Source data:
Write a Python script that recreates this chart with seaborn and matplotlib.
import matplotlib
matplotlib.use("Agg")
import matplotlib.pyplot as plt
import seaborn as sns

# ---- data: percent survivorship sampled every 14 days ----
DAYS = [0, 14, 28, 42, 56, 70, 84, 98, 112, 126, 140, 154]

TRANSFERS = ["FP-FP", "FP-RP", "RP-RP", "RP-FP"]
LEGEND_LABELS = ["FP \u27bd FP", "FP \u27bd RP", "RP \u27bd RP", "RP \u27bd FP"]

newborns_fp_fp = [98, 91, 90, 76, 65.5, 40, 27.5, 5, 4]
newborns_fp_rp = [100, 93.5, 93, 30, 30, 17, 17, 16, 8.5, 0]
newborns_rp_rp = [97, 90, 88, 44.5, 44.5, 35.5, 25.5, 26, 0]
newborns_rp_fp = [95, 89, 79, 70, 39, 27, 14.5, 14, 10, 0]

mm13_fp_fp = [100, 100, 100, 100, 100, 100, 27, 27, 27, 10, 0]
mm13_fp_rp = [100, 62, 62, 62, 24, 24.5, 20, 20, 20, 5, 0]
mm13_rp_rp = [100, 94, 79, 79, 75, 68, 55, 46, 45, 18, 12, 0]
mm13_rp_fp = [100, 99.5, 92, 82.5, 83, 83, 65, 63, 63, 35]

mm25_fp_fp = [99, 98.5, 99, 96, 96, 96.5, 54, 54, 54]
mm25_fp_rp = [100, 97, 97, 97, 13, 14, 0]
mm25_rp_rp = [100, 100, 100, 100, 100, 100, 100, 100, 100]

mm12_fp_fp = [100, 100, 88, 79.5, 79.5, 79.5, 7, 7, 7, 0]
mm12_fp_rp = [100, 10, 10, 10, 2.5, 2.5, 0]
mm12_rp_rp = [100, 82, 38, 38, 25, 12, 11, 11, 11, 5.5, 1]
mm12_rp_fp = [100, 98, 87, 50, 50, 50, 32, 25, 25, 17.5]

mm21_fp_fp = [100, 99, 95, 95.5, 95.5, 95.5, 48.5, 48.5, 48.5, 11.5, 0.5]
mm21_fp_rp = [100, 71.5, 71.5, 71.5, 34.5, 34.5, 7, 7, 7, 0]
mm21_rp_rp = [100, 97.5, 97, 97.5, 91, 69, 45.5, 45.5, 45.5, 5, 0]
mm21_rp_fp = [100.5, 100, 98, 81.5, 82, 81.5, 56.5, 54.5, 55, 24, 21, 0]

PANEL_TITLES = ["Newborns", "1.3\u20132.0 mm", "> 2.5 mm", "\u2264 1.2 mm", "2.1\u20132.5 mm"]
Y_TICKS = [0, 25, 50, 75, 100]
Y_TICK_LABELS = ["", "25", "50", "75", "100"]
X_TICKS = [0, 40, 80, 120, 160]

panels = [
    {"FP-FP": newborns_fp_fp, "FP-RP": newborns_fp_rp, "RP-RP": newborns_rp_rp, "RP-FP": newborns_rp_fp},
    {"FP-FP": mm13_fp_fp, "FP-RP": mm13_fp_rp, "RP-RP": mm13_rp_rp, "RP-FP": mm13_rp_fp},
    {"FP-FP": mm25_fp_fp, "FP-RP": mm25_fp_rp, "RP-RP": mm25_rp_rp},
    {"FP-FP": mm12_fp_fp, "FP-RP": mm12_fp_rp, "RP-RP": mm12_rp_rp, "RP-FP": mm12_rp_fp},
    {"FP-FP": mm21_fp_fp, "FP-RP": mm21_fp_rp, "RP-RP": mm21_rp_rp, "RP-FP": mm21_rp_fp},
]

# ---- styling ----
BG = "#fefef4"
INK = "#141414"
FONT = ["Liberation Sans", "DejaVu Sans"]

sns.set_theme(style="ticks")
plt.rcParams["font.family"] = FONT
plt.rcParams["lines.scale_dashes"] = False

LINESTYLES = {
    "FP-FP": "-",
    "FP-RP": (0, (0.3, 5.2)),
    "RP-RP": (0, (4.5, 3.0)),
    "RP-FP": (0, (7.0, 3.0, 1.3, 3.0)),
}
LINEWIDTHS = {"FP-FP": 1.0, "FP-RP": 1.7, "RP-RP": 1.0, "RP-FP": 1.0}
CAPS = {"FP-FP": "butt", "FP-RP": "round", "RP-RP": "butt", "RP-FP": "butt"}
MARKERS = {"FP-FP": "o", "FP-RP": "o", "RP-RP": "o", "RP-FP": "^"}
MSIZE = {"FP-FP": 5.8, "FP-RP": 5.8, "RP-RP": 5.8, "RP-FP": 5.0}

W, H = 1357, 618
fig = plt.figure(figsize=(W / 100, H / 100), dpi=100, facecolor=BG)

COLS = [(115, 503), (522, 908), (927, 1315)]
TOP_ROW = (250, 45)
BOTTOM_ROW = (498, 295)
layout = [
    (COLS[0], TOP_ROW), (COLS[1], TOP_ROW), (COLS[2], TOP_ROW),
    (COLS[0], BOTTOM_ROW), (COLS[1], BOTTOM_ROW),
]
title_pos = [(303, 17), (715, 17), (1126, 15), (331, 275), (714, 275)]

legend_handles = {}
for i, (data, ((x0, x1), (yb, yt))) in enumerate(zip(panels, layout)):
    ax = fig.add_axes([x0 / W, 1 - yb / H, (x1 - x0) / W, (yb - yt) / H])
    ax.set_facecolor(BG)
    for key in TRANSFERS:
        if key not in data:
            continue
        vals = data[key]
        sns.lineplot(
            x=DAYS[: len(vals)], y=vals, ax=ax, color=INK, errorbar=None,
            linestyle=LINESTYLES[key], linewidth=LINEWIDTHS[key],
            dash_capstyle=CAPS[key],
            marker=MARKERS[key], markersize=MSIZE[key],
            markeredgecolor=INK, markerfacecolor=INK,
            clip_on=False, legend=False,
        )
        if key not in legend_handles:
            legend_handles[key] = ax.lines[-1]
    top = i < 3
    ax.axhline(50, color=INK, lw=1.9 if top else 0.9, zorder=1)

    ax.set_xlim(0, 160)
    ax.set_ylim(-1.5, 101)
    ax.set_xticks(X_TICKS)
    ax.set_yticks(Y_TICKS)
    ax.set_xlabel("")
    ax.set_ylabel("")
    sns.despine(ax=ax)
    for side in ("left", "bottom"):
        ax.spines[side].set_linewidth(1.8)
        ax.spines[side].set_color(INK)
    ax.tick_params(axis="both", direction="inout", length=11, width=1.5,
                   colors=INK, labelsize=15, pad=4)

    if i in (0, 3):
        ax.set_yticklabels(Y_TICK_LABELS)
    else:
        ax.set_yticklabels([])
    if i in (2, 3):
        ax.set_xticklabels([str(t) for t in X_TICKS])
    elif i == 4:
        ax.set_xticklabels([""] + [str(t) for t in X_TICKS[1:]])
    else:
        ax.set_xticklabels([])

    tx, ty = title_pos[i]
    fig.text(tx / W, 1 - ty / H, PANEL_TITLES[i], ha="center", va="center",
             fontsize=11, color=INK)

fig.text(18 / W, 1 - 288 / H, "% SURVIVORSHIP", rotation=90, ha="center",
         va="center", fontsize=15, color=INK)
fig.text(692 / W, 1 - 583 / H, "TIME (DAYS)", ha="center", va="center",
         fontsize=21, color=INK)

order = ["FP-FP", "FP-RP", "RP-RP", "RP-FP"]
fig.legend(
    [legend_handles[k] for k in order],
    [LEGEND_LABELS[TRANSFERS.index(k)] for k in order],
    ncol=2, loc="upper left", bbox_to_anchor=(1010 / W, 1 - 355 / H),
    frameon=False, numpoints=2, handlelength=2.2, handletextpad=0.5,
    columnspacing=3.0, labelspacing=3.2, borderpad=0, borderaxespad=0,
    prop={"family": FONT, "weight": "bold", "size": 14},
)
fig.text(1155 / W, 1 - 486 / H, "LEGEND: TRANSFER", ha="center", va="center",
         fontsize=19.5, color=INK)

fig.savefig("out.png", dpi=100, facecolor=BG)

What is required: Starting at the top of the data above, repeat every line exactly until the line containing "25, 25, 17.5]" has been given, then stop.

Exercise answer:
Write a Python script that recreates this chart with seaborn and matplotlib.
import matplotlib
matplotlib.use("Agg")
import matplotlib.pyplot as plt
import seaborn as sns

# ---- data: percent survivorship sampled every 14 days ----
DAYS = [0, 14, 28, 42, 56, 70, 84, 98, 112, 126, 140, 154]

TRANSFERS = ["FP-FP", "FP-RP", "RP-RP", "RP-FP"]
LEGEND_LABELS = ["FP \u27bd FP", "FP \u27bd RP", "RP \u27bd RP", "RP \u27bd FP"]

newborns_fp_fp = [98, 91, 90, 76, 65.5, 40, 27.5, 5, 4]
newborns_fp_rp = [100, 93.5, 93, 30, 30, 17, 17, 16, 8.5, 0]
newborns_rp_rp = [97, 90, 88, 44.5, 44.5, 35.5, 25.5, 26, 0]
newborns_rp_fp = [95, 89, 79, 70, 39, 27, 14.5, 14, 10, 0]

mm13_fp_fp = [100, 100, 100, 100, 100, 100, 27, 27, 27, 10, 0]
mm13_fp_rp = [100, 62, 62, 62, 24, 24.5, 20, 20, 20, 5, 0]
mm13_rp_rp = [100, 94, 79, 79, 75, 68, 55, 46, 45, 18, 12, 0]
mm13_rp_fp = [100, 99.5, 92, 82.5, 83, 83, 65, 63, 63, 35]

mm25_fp_fp = [99, 98.5, 99, 96, 96, 96.5, 54, 54, 54]
mm25_fp_rp = [100, 97, 97, 97, 13, 14, 0]
mm25_rp_rp = [100, 100, 100, 100, 100, 100, 100, 100, 100]

mm12_fp_fp = [100, 100, 88, 79.5, 79.5, 79.5, 7, 7, 7, 0]
mm12_fp_rp = [100, 10, 10, 10, 2.5, 2.5, 0]
mm12_rp_rp = [100, 82, 38, 38, 25, 12, 11, 11, 11, 5.5, 1]
mm12_rp_fp = [100, 98, 87, 50, 50, 50, 32, 25, 25, 17.5]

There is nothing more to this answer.